Since demographics, Freddie Mac says, drive the housing market, the company's economists focused part of its November Insights and Outlooks on the over age 55 population of homeowners.  Sean Becketti, Chief Economist and others in his office point out that the press "overflows with questions about Millennials - when will they form households and buy homes?"  While the direction the Millennials take in their housing choices will matter greatly, the choices made by the older generation, the article says, will be just as impactful.

First there is the matter of home equity.  While almost 60 percent of the population is under 55, two thirds of the primary home equity is owned by those over 55.  



The 55+ age group is currently composed of the very tail-end of the so-called Greatest Generation (those born before 1946) and Baby Boomers (born between 1946 and 1964).  Each year over the next 15 a portion of Generation X will join the group and some of the existing 55+ will pass away. 

An Urban Institute report says that households over the age of 55 will account for more than half of the growth in households in the current decade (2010-2020).  The number of older householders will grow by between 12.4 and 12.9 million while households headed by those 54 and younger will decline by between 0.4 and 1.7 million.

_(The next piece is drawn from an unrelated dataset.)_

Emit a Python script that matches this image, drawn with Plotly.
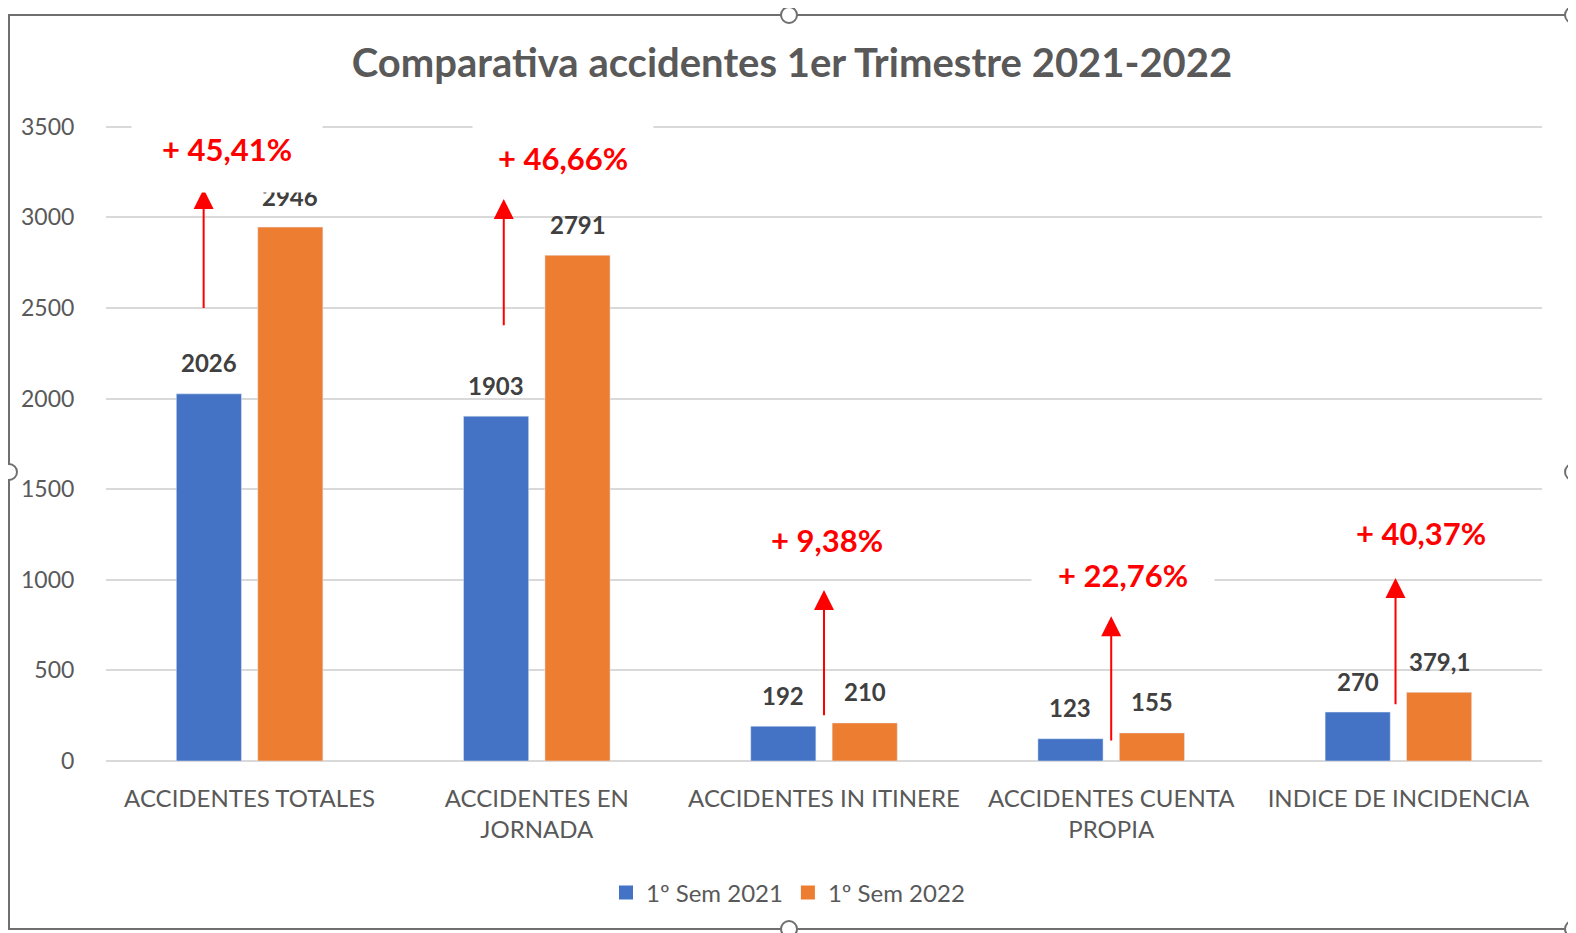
import plotly.graph_objects as go

# ---------------- data ----------------
categories = ["ACCIDENTES TOTALES", "ACCIDENTES EN<br>JORNADA", "ACCIDENTES IN ITINERE",
              "ACCIDENTES CUENTA<br>PROPIA", "INDICE DE INCIDENCIA"]
series_2021_name = "1º Sem 2021"
series_2022_name = "1º Sem 2022"
values_2021 = [2026, 1903, 192, 123, 270]
values_2022 = [2946, 2791, 210, 155, 379.1]
pct_labels = ["+ 45,41%", "+ 46,66%", "+ 9,38%", "+ 22,76%", "+ 40,37%"]
y_ticks = [0, 500, 1000, 1500, 2000, 2500, 3000, 3500]

# annotation placement (layout, in axis units)
pct_pos_x = [-0.08, 1.09, 2.01, 3.04, 4.08]
pct_pos_y = [3378, 3328, 1220, 1026, 1259]
pct_box_w = [188, 178, 150, 180, 170]
pct_box_h = [84, 70, 40, 40, 40]
arrow_x = [-0.16, 0.885, 2.0, 3.0, 3.99]
arrow_from = [2491, 2396, 244, 105, 305]
arrow_to = [3156, 3101, 943, 799, 1010]

BLUE = "#4472C4"
ORANGE = "#ED7D31"
FONT = "Lato"
BARGAP = 0.433
BARGROUPGAP = 0.2
Y_MAX = 3515

def fmt(v):
    return ("%g" % v).replace(".", ",")

xs = list(range(len(categories)))

# page has an 8px body margin: figure pixel = page pixel - 8
W, H = 1568, 925
L, R, T, B = 98, 1534, 116, 753

def px(x):
    return (x - L) / (R - L)

def py(y):
    return (B - y) / (B - T)

fig = go.Figure()
fig.add_trace(go.Bar(x=xs, y=values_2021, name=series_2021_name, marker_color=BLUE, showlegend=False))
fig.add_trace(go.Bar(x=xs, y=values_2022, name=series_2022_name, marker_color=ORANGE, showlegend=False))
# legend entries
for nm, col in [(series_2021_name, BLUE), (series_2022_name, ORANGE)]:
    fig.add_trace(go.Scatter(x=[None], y=[None], name=nm, mode="markers",
                             marker=dict(symbol="square", size=14, color=col)))

annotations = []
# data labels, placed above each bar of the group
off = (1 - BARGAP) / 4
for vals, sign in [(values_2021, -1), (values_2022, 1)]:
    for i, v in enumerate(vals):
        annotations.append(dict(
            x=i + sign * off, y=v, xref="x", yref="y", text=fmt(v), showarrow=False,
            yanchor="middle", yshift=31,
            font=dict(family=FONT, size=24, color="#404040", weight="bold"),
        ))
for i in range(len(categories)):
    annotations.append(dict(
        x=arrow_x[i], y=arrow_to[i], ax=arrow_x[i], ay=arrow_from[i],
        xref="x", yref="y", axref="x", ayref="y", text="", showarrow=True,
        arrowhead=2, arrowsize=2, arrowwidth=2, arrowcolor="#FF0000", standoff=0,
    ))
for i in range(len(categories)):
    annotations.append(dict(
        x=pct_pos_x[i], y=pct_pos_y[i], xref="x", yref="y", text=pct_labels[i],
        showarrow=False, bgcolor="white", width=pct_box_w[i], height=pct_box_h[i],
        font=dict(family=FONT, size=31, color="#FF0000", weight="bold"),
    ))

# frame of the chart object with its sizing handles
FX0, FX1, FY0, FY1 = 1, 1565, 7, 921
shapes = [dict(type="rect", xref="paper", yref="paper",
               x0=px(FX0), x1=px(FX1), y0=py(FY0), y1=py(FY1),
               line=dict(color="#6f6f6f", width=2), fillcolor="rgba(0,0,0,0)", layer="above")]
r = 8
cx = (FX0 + FX1) / 2 - 2
cy = (FY0 + FY1) / 2
for (hx, hy) in [(cx, FY0), (FX0, cy), (FX1, cy), (cx, FY1), (FX1, FY0), (FX1, FY1)]:
    shapes.append(dict(type="circle", xref="paper", yref="paper",
                       x0=px(hx - r), x1=px(hx + r), y0=py(hy + r), y1=py(hy - r),
                       line=dict(color="#6f6f6f", width=2), fillcolor="white", layer="above"))

fig.update_layout(
    width=W, height=H,
    margin=dict(l=L, r=W - R, t=T, b=H - B),
    paper_bgcolor="white", plot_bgcolor="white",
    barmode="group", bargap=BARGAP, bargroupgap=BARGROUPGAP,
    title=dict(text="<b>Comparativa accidentes 1er Trimestre 2021-2022</b>",
               x=0.5, xref="container", xanchor="center",
               y=1 - 55 / H, yref="container", yanchor="middle",
               font=dict(family=FONT, size=40, color="#595959")),
    xaxis=dict(tickvals=xs, ticktext=categories, tickangle=0, range=[-0.5, 4.5],
               showgrid=False, zeroline=False, showline=False,
               ticks="outside", ticklen=16, tickcolor="rgba(0,0,0,0)",
               tickfont=dict(family=FONT, size=24, color="#595959")),
    yaxis=dict(range=[0, Y_MAX], tickvals=y_ticks, showgrid=True, gridcolor="#d9d9d9", gridwidth=1.5,
               zeroline=True, zerolinecolor="#d9d9d9", zerolinewidth=1.5, showline=False,
               ticks="outside", ticklen=26, tickcolor="rgba(0,0,0,0)",
               tickfont=dict(family=FONT, size=23, color="#595959")),
    legend=dict(orientation="h", x=px(780), xanchor="center", y=py(885), yanchor="middle",
                font=dict(family=FONT, size=24, color="#595959"), itemsizing="trace",
                itemwidth=30, tracegroupgap=0),
    annotations=annotations, shapes=shapes,
)

fig.write_html("out.html")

The choices made by this 55+ group will to a large extent define the housing opportunities available to those in the under 55 group, especially Millennials.  If the older group decides to age in place that will limit the supply of homes available to the younger generation.  If they avail themselves of senior focused housing that means revving up toward a demand not currently met. Housing finance will be affected if they decide to monetize the equity in their homes. Freddie Mac's economists say understanding this age group better is essential to anticipating the future of housing.

One reason the over 55 age group holds such a high share of the nation's home equity is the large share that have no mortgages on their primary residence.  While only 19 percent of those under age 55 have no mortgage, 52 percent of the older group own their homes free and clear and so the entire cohort accounts for only one-third of all mortgage debt including home equity loans.  And the incidence of mortgage debt continues to decline with age - only one-fifth of households aged 80+ have a mortgage on their primary residence.

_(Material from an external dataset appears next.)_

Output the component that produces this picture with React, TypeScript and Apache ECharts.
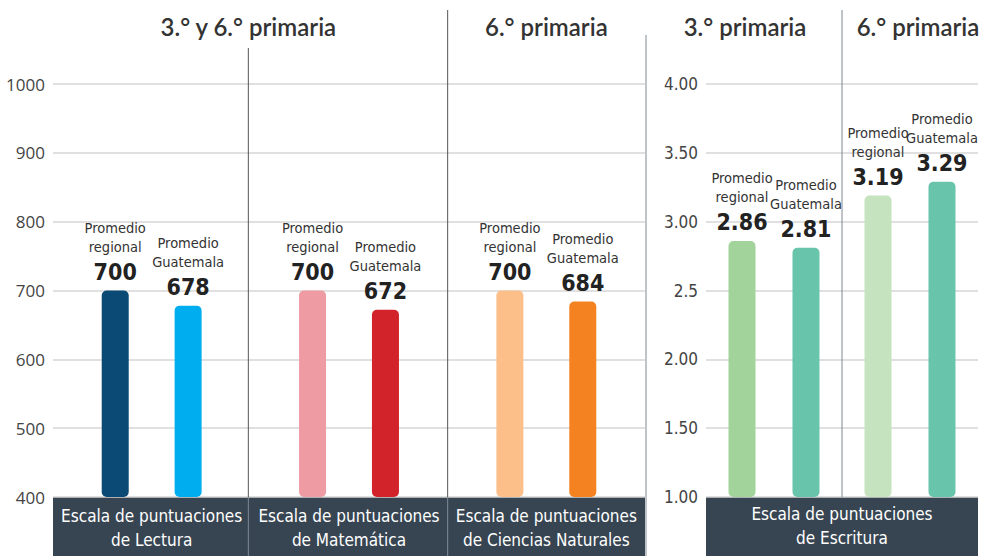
import React, { useEffect, useRef } from "react";
import * as echarts from "echarts";

const leftCategories = [
  "Escala de puntuaciones\nde Lectura",
  "Escala de puntuaciones\nde Matemática",
  "Escala de puntuaciones\nde Ciencias Naturales",
];
const leftRegional = [700, 700, 700];
const leftGuatemala = [678, 672, 684];
const leftRegionalColors = ["#0b4a75", "#ee9ba3", "#fdbf8a"];
const leftGuatemalaColors = ["#00aeef", "#d2232a", "#f58220"];

const rightCategories = ["3.° primaria", "6.° primaria"];
const rightRegional = [2.86, 3.19];
const rightGuatemala = [2.81, 3.29];
const rightRegionalColors = ["#a1d39b", "#c6e3bf"];
const rightGuatemalaColors = ["#68c4aa", "#68c4aa"];

const leftTickLabels = ["400", "500", "600", "700", "800", "900", "1000"];
const rightTickLabels = ["1.00", "1.50", "2.00", "2.5", "3.00", "3.50", "4.00"];

const titles = ["3.° y 6.° primaria", "6.° primaria", "3.° primaria", "6.° primaria"];
const rightBoxLabel = "Escala de puntuaciones\nde Escritura";

const COND = "'Liberation Sans Narrow', 'DejaVu Sans Condensed', 'Roboto Condensed', Roboto, sans-serif";
const TITLEF = "Lato, 'Open Sans', sans-serif";

export default function App() {
  const ref = useRef<HTMLDivElement>(null);
  useEffect(() => {
    document.body.style.margin = "0";
    if (!ref.current) return;
    const chart = echarts.init(ref.current, undefined, { renderer: "svg" });

    const W = 983;
    const H = 556;
    const top = 84;
    const boxTop = 497;
    const bottom = H - boxTop;
    const L0 = 53, R0 = 645;
    const L1 = 706, R1 = 978;

    const labelFor = (who: string, dec: number) => ({
      show: true,
      position: "top",
      distance: 4,
      formatter: (p: any) => `{t|Promedio}\n{t|${who}}\n{v|${Number(p.value).toFixed(dec)}}`,
      rich: {
        t: { fontSize: 14.5, lineHeight: 19, color: "#333", fontFamily: COND, align: "center" },
        v: { fontSize: 23, lineHeight: 30, color: "#222", fontWeight: "bold", fontFamily: COND, align: "center" },
      },
    });

    const colored = (vals: number[], cols: string[]) =>
      vals.map((v, i) => ({ value: v, itemStyle: { color: cols[i] } }));

    const yLabel = (arr: string[], min: number, step: number) => (v: number) => {
      const i = Math.round((v - min) / step);
      return arr[i] ?? "";
    };

    const vline = (x: number, y1: number, y2: number, color: string) => ({
      type: "line",
      shape: { x1: x, y1, x2: x, y2 },
      style: { stroke: color, lineWidth: 1 },
      z: 5,
    });

    const leftSec = (R0 - L0) / 3;

    chart.setOption({
      animation: false,
      grid: [
        { left: L0, right: W - R0, top, bottom },
        { left: L1, right: W - R1, top, bottom },
      ],
      xAxis: [
        {
          type: "category",
          gridIndex: 0,
          data: leftCategories,
          axisLine: { show: false },
          axisTick: { show: false },
          axisLabel: { interval: 0, color: "#fff", fontSize: 17, lineHeight: 24, margin: 7, fontFamily: COND },
        },
        {
          type: "category",
          gridIndex: 1,
          data: rightCategories,
          axisLine: { show: false },
          axisTick: { show: false },
          axisLabel: { show: false },
        },
      ],
      yAxis: [
        {
          type: "value",
          gridIndex: 0,
          min: 400,
          max: 1000,
          interval: 100,
          axisLine: { show: false },
          axisTick: { show: false },
          axisLabel: { color: "#444", fontSize: 17, margin: 8, fontFamily: "'Open Sans', sans-serif", formatter: yLabel(leftTickLabels, 400, 100) },
          splitLine: { lineStyle: { color: "#d6d6d6", width: 1.5 } },
        },
        {
          type: "value",
          gridIndex: 1,
          min: 1,
          max: 4,
          interval: 0.5,
          axisLine: { show: false },
          axisTick: { show: false },
          axisLabel: { color: "#444", fontSize: 17, margin: 8, fontFamily: COND, formatter: yLabel(rightTickLabels, 1, 0.5) },
          splitLine: { lineStyle: { color: "#d6d6d6", width: 1.5 } },
        },
      ],
      series: [
        {
          type: "bar",
          xAxisIndex: 0,
          yAxisIndex: 0,
          data: colored(leftRegional, leftRegionalColors),
          barWidth: 27,
          barGap: "170%",
          itemStyle: { borderRadius: 5 },
          label: labelFor("regional", 0),
          z: 3,
        },
        {
          type: "bar",
          xAxisIndex: 0,
          yAxisIndex: 0,
          data: colored(leftGuatemala, leftGuatemalaColors),
          barWidth: 27,
          barGap: "170%",
          itemStyle: { borderRadius: 5 },
          label: labelFor("Guatemala", 0),
          z: 3,
        },
        {
          type: "bar",
          xAxisIndex: 1,
          yAxisIndex: 1,
          data: colored(rightRegional, rightRegionalColors),
          barWidth: 27,
          barGap: "137%",
          itemStyle: { borderRadius: 5 },
          label: labelFor("regional", 2),
          z: 3,
        },
        {
          type: "bar",
          xAxisIndex: 1,
          yAxisIndex: 1,
          data: colored(rightGuatemala, rightGuatemalaColors),
          barWidth: 27,
          barGap: "137%",
          itemStyle: { borderRadius: 5 },
          label: labelFor("Guatemala", 2),
          z: 3,
        },
      ],
      graphic: [
        { type: "rect", shape: { x: L0, y: boxTop, width: R0 - L0, height: H - boxTop }, style: { fill: "#374552" }, z: -10 },
        { type: "rect", shape: { x: L1, y: boxTop, width: R1 - L1, height: H - boxTop }, style: { fill: "#374552" }, z: -10 },
        {
          type: "text",
          x: (L1 + R1) / 2,
          y: boxTop + 5,
          style: { text: rightBoxLabel, fill: "#fff", fontSize: 17, lineHeight: 24, fontFamily: COND, align: "center", verticalAlign: "top" },
          z: 10,
        },
        vline(L0 + leftSec - 2, 48, boxTop, "#555"),
        vline(L0 + 2 * leftSec, 10, boxTop, "#555"),
        vline(L0 + leftSec - 2, boxTop, H, "#7f8a94"),
        vline(L0 + 2 * leftSec, boxTop, H, "#7f8a94"),
        vline(R0 + 1, 35, H, "#7d8894"),
        vline((L1 + R1) / 2, 10, boxTop, "#7d8894"),
        { type: "text", x: L0 + leftSec - 2, y: 26, style: { text: titles[0], fill: "#333", fontSize: 24, fontWeight: 600, fontFamily: TITLEF, align: "center", verticalAlign: "middle" } },
        { type: "text", x: L0 + 2.5 * leftSec, y: 26, style: { text: titles[1], fill: "#333", fontSize: 24, fontWeight: 600, fontFamily: TITLEF, align: "center", verticalAlign: "middle" } },
        { type: "text", x: 745, y: 26, style: { text: titles[2], fill: "#333", fontSize: 24, fontWeight: 600, fontFamily: TITLEF, align: "center", verticalAlign: "middle" } },
        { type: "text", x: 918, y: 26, style: { text: titles[3], fill: "#333", fontSize: 24, fontWeight: 600, fontFamily: TITLEF, align: "center", verticalAlign: "middle" } },
      ],
    });
    return () => chart.dispose();
  }, []);
  return <div ref={ref} style={{ width: 983, height: 556 }} />;
}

The high wealth of the 55+ age group in aggregate masks the significant disparities in wealth within the group and a significant number remain challenged by housing costs. About 30 percent of the older households - 15 million - pay more than 30 percent of their income for housing (gross rent or housing payments). And half of those 15 million households devote over 50 percent of their income to housing costs.  This demonstrates a need, Freddie Mac says, for affordable housing for this age group.

Freddie Mac says there are some significant issues regarding decisions of the over 55 age group.  Among these are:

  • Their future housing plans. Will more of them age in place or downsize? How will that decision affect housing supply and prices? How will the prospect of longer lifespans affect those decisions? Are they responsible for dependents - children or parents - for longer than they anticipated? Are their plans affected by other family members' geographic locations?
  • How did the Great Recession impact this group? How greatly were retirements delayed because of financial set-backs? Did the recession have different impacts on the already retired as opposed to the not-quite retired?
  • Does this generation need better information about their housing alternatives? How well do they understand their financial situation? Is age appropriate housing counseling readily available? How well are affordable housing needs being addressed for this age group?
  • How will the 55+ group manage their housing wealth?
  • How is the construction industry adapting to the growth in 55+ households?

Freddie Mac says the answers to some of these questions are already apparent while others will require speculation.  It plans to address these concerns in future editions of Insights.